My neighbour has just had a new Baxi combi installed. They've put TRVs on
all the rads bar one and have ripped out the old room thermostat. Is this
normal? I find being able to set that to 15 or so useful if you're leaving
the house unoccupied for a few days but maybe that's not how it's done these
The rad without the TRV (in the bathroom) you could fry an egg on. Just as
well there aren't any kids about. It looks as though you can adjust the CH
temperature on the boiler but it's already below 50% on the scale.
Normal for a poorly designed installation, yes. And remember that heating
system electrics are beyond most plumbers.
Most sensible installers would recommend a programmable thermostat which
allows different temperatures to be set automatically throughout the day
and days of the week. You can set them for different temperatures for
night, morning, when you're out at work, and evening. And have designated
'weekend' days where you're likely to be in and want the same temperature
So if the weather gets very cold you alter the thermostat on the boiler?
Very convenient, that. For the installer's profits, certainly.
*Red meat is not bad for you. Fuzzy green meat is bad for you.

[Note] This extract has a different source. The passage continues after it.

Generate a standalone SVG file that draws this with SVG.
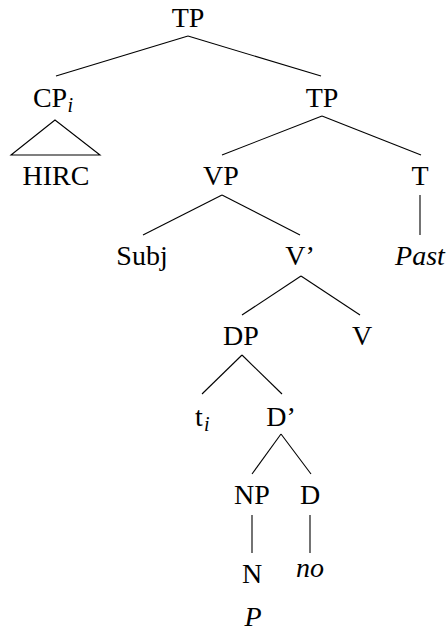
<svg xmlns="http://www.w3.org/2000/svg" width="448" height="632" viewBox="0 0 448 632" font-family="'Liberation Serif', serif">
<style>
text{font-family:'Liberation Serif',serif;font-size:28px;fill:#000;text-anchor:middle}
.it{font-style:italic}
.sub{font-size:20px;font-style:italic;text-anchor:start}
.e{stroke:#000;stroke-width:1.1;fill:none}
</style>
<rect width="448" height="632" fill="#fff"/>
<g id="connectors">
<line class="e" x1="188" y1="36" x2="56" y2="76"/>
<line class="e" x1="188" y1="36" x2="321" y2="76"/>
<polygon class="e" points="55,120 11,155 100,155"/>
<line class="e" x1="322" y1="116" x2="222" y2="155"/>
<line class="e" x1="322" y1="116" x2="421" y2="155"/>
<line class="e" x1="222" y1="195" x2="143" y2="235"/>
<line class="e" x1="222" y1="195" x2="300" y2="235"/>
<line class="e" x1="420" y1="195" x2="420" y2="235"/>
<line class="e" x1="301" y1="276" x2="242" y2="315"/>
<line class="e" x1="301" y1="276" x2="360" y2="315"/>
<line class="e" x1="242" y1="355" x2="202" y2="394"/>
<line class="e" x1="242" y1="355" x2="282" y2="394"/>
<line class="e" x1="281" y1="434" x2="252" y2="474"/>
<line class="e" x1="281" y1="434" x2="311" y2="474"/>
<line class="e" x1="252" y1="515" x2="252" y2="553"/>
<line class="e" x1="310" y1="515" x2="310" y2="553"/>
</g>
<g id="n-tp"><text x="188" y="27">TP</text></g>
<g id="n-cp"><text x="50" y="107">CP</text><text class="sub" x="67.5" y="112">i</text></g>
<g id="n-hirc"><text x="56" y="185">HIRC</text></g>
<g id="n-tp2"><text x="322" y="107">TP</text></g>
<g id="n-vp"><text x="221" y="185">VP</text></g>
<g id="n-t"><text x="420" y="185">T</text></g>
<g id="n-subj"><text x="142" y="265">Subj</text></g>
<g id="n-vbar"><text x="300" y="265">V’</text></g>
<g id="n-past"><text class="it" x="420" y="265">Past</text></g>
<g id="n-dp"><text x="241" y="345">DP</text></g>
<g id="n-v"><text x="362" y="345">V</text></g>
<g id="n-ti"><text x="199" y="426">t</text><text class="sub" x="204" y="431">i</text></g>
<g id="n-dbar"><text x="281" y="426">D’</text></g>
<g id="n-np"><text x="252" y="504">NP</text></g>
<g id="n-d"><text x="310" y="504">D</text></g>
<g id="n-n"><text x="252" y="583">N</text></g>
<g id="n-no"><text class="it" x="310" y="577">no</text></g>
<g id="n-p"><text class="it" x="253" y="626">P</text></g>
</svg>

Dave Plowman firstname.lastname@example.org London SW 12
True, but they'd have to be brain dead to get rid of the room stat, it's
only 2 wires. At worst they could have just used an old fashioned one and
turned the temp up and down as needed, still easier than going round all the
It sounds more like a rip off than incompetence, I wonder how much each of
those rad stats were charged at?
You switfh the whole heating off really. Or turn the TRV's down to frost
ou need one rad that doesn;t shut down, or some other form of bypass - a
radioator that will take the full flow when all teh others are shut down.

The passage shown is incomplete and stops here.